Dr Arnold Kellett, Yorkshire dialectician from Knaresborough

Dr Kellett has no argument with Captain Cook topping the list of Yorkshire's greatest, and is also glad Sir Bernard chose Sir Titus Salt, the textile manufacturer and philanthropist whose model village of Saltaire is still a monument to attempts to improve the living conditions of working men and women.

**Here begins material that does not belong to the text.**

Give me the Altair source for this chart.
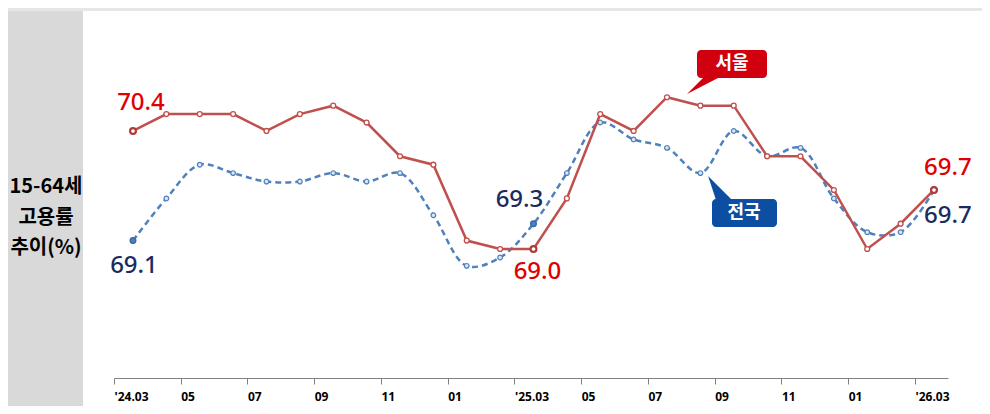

Dr Kellett is disappointed, however, that sir Bernard did not feature Knaresborough's own 'Blind Jack', the road-building pioneer John Metcalfe. Dr Kellett also thinks Sir Bernard should have including more women, among them Huddersfield's Yorkshire "Queen of Song" Susan Sunderland. She earned her title following a visit by Queen Victoria, says Dr Kellett. "The Queen is supposed to have said: 'I'm the Queen of England, you are the Queen of song'."

Dorothy Dawson, chair of the York Conservative Supper Club

"Margaret Clitheroe should be in. A woman of great courage who died for her faith in York. And he didn't put Dame Judi in? I used to go to school on the same bus as her, and she was just the same then as she is now. Very capable and very funny. She should obviously be in."

Being a staunch Conservative, Dorothy has one more nomination too - Margaret Thatcher. Ummm... but she wasn't actually a Yorkshirewoman. "She came to York once!"